Y también los reyes incas se convertían en dioses en vida, en su caso inadvertidamente en el mismo momento de ser coronados. La divinidad iba asociada al cargo: si te hacían rey, te hacían Dios. Por eso cuando Francisco Pizarro entró en Cajamarca en 1533 y capturó y mandó ahorcar a Atahualpa, el cacereño no sabía que estaba dando muerte no a un hombre, sino a un verdadero Dios de los hombres. A raíz de aquel crimen todos los españoles que habían participado en la celada que llevó a Atahualpa a la tumba, murieron en extrañas y dolorosas circunstancias. Fue una venganza divina. El propio Marqués de la Conquista falleció en 1541 en Lima, violentamente asesinado tras una copiosa comida. Dios es implacable.
En América hubo muchos reyes dioses. El rey tortuga de Quiriguá de los mayas de Honduras fue un caso extraordinario. Primeramente fue un hombre hermoso, después una tortuga, y en el año 185 se convirtió por fin en Dios. Todo el mundo lo vio y lo supo. Usamanciel III, rey y señor de la ciudad de Palenque, también se convirtió en un ser divino que tenía cuerpo de mono. Y los reyes yucatecas de Menche, Naranjo, Chiapas, Balcalar, Piedras Negras y Tikal, si hacían el amor con un lagarto se convertían en serpientes y después en pájaros, y después en dioses perfectos y por último en piedras de jade. Entonces ascendían a los cielos como hijos de Kukulkán y se quedaban a su lado para siempre.
Los faraones egipcios se convertían en dioses muy a menudo.

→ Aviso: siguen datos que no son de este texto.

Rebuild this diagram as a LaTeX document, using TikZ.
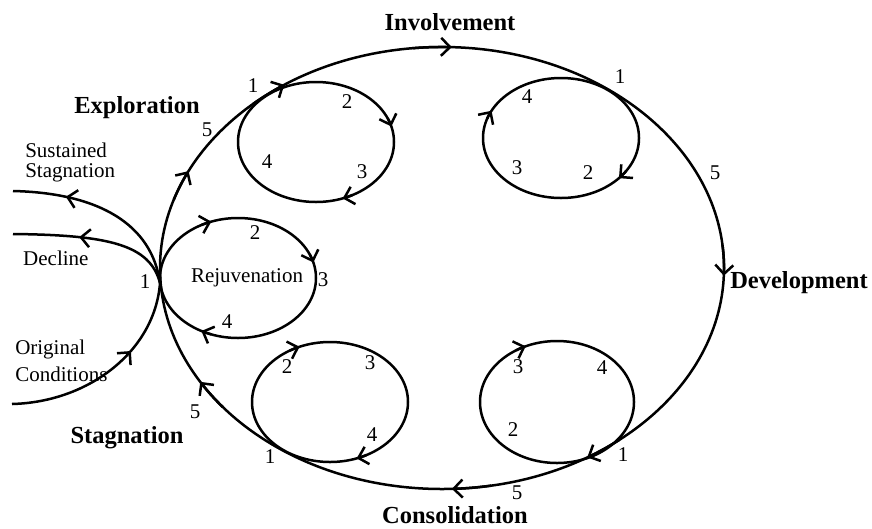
\documentclass[tikz,border=0pt]{standalone}
\usepackage{fontspec}
\setmainfont{Liberation Serif}
\usetikzlibrary{arrows.meta,decorations.markings}
\newcommand\earrow[5]{\draw[barb] ({#1+#3*cos(#5-8)},{#2+#4*sin(#5-8)}) arc[start angle=#5-8, end angle=#5, x radius=#3, y radius=#4];}
\begin{document}
\begin{tikzpicture}[x=1pt,y=-1pt, line width=2.5pt,
  barb/.style={-{Straight Barb[length=9pt,width=18pt]}},
  midarrow/.style={postaction={decorate},decoration={markings,mark=at position #1 with {\arrow{Straight Barb[length=9pt,width=18pt]}}}},
  num/.style={font=\fontsize{21}{21}\selectfont, inner sep=0pt},
  lab/.style={font=\fontsize{21}{22}\selectfont, inner sep=0pt, align=left, anchor=west},
  stage/.style={font=\fontsize{24.5}{26}\selectfont\bfseries, inner sep=0pt}]
\useasboundingbox (0,0) rectangle (872,528);
\coordinate (P1) at (160,283);
\coordinate (SS) at (13,191);
\coordinate (DE) at (13,234);
\coordinate (OC) at (12,404);
% big cycle
\draw (442,268) ellipse [x radius=282, y radius=221];
% loops
\draw (316,142) ellipse [x radius=78, y radius=60];
\draw (561,138) ellipse [x radius=78, y radius=60];
\draw (330,402) ellipse [x radius=78, y radius=60];
\draw (557,402) ellipse [x radius=77, y radius=61];
\draw (238,278) ellipse [x radius=78, y radius=60];
% left branches
\draw[midarrow=0.72] (P1) .. controls (152,225) and (100,193) .. (SS);
\draw[midarrow=0.6] (P1) .. controls (150,245) and (110,235) .. (DE);
\draw[midarrow=0.64] (OC) .. controls (90,402) and (155,350) .. (P1);
% arrows on big cycle
\earrow{442}{268}{282}{221}{206}
\earrow{442}{268}{282}{221}{236}
\earrow{442}{268}{282}{221}{272}
\earrow{442}{268}{282}{221}{2}
\earrow{442}{268}{282}{221}{59}
\earrow{442}{268}{282}{221}{88}
\earrow{442}{268}{282}{221}{149}
% arrows on loops
\earrow{316}{142}{78}{60}{345}
\earrow{316}{142}{78}{60}{70}
\earrow{561}{138}{78}{60}{42}
\earrow{561}{138}{78}{60}{207}
\earrow{330}{402}{78}{60}{247}
\earrow{330}{402}{78}{60}{70}
\earrow{557}{402}{77}{61}{246}
\earrow{238}{278}{78}{60}{250}
\earrow{238}{278}{78}{60}{345}
\earrow{238}{278}{78}{60}{118}
% stage labels
\node[stage] (inv) at (450,22) {Involvement};
\node[stage] (exp) at (137,108) {Exploration};
\node[stage] (stg) at (127,438) {Stagnation};
\node[stage] (dev) at (799,283) {Development};
\node[stage] (con) at (455,515) {Consolidation};
\node[lab, font=\fontsize{21}{20}\selectfont] (sus) at (24,162) {Sustained\\Stagnation};
\node[lab] (dec) at (22,258) {Decline};
\node[lab, font=\fontsize{21}{27}\selectfont] (ori) at (14,361) {Original\\Conditions};
\node[font=\fontsize{21}{22}\selectfont, inner sep=0pt] (rej) at (247,278) {Rejuvenation};
% numbers
\node[num] at (253,86) {1};
\node[num] at (347,102) {2};
\node[num] at (362,172) {3};
\node[num] at (267,162) {4};
\node[num] at (207,130) {5};
\node[num] at (620,77) {1};
\node[num] at (588,173) {2};
\node[num] at (517,168) {3};
\node[num] at (527,97) {4};
\node[num] at (715,173) {5};
\node[num] at (145,282) {1};
\node[num] at (255,233) {2};
\node[num] at (323,280) {3};
\node[num] at (227,322) {4};
\node[num] at (270,457) {1};
\node[num] at (287,367) {2};
\node[num] at (370,363) {3};
\node[num] at (372,435) {4};
\node[num] at (195,412) {5};
\node[num] at (623,455) {1};
\node[num] at (513,430) {2};
\node[num] at (518,367) {3};
\node[num] at (602,368) {4};
\node[num] at (517,493) {5};
\end{tikzpicture}
\end{document}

Ramsés II, el más grande de todos, cuyo cuerpo está enterrado en Abu Simbel, llegó a ser un Dios autentico y como tal tuvo 80 hijos varones, y a continuación 60 hijas más hermosas aun que los primeros.
Y los reyes andalusís de España también tenían el poder de convertirse en dioses a voluntad. Abul Acha Yusuf, que vivió en el siglo XIV en Granada y que mandó construir la Torre del Vino en la Alhambra; o Mohamed V que diseñó el Patio de los Leones fueron dioses verdaderos. Y también Boabdil, el rey Chico, que despreció a su lugarteniente Ridwán y tuvo que llorar desde las alturas de Sierra Nevada la pérdida de aquella hermosa ciudad, “el cielo en la tierra, el verdadero sueño hecho realidad”. Los dioses también se equivocan. Y es que la Alhambra fue morada de muchos dioses que habían sido hombres antes, de lo que dan fe los nombres de algunas de sus estancias como los “baños de niños”, los “baños de mujeres” o el más conocido “tocador de la Reina”.
O sea que la historia está llena de hombres que quisieron convertirse en Dios; y como ya hemos visto algunos lo lograron, pero otros no. En fin, qué le vamos a hacer.
También hubo el caso insólito de un Dios que se convirtió en hombre, pero eso es mucho más difícil de explicar y aquí no tenemos tiempo para contarlo en detalle.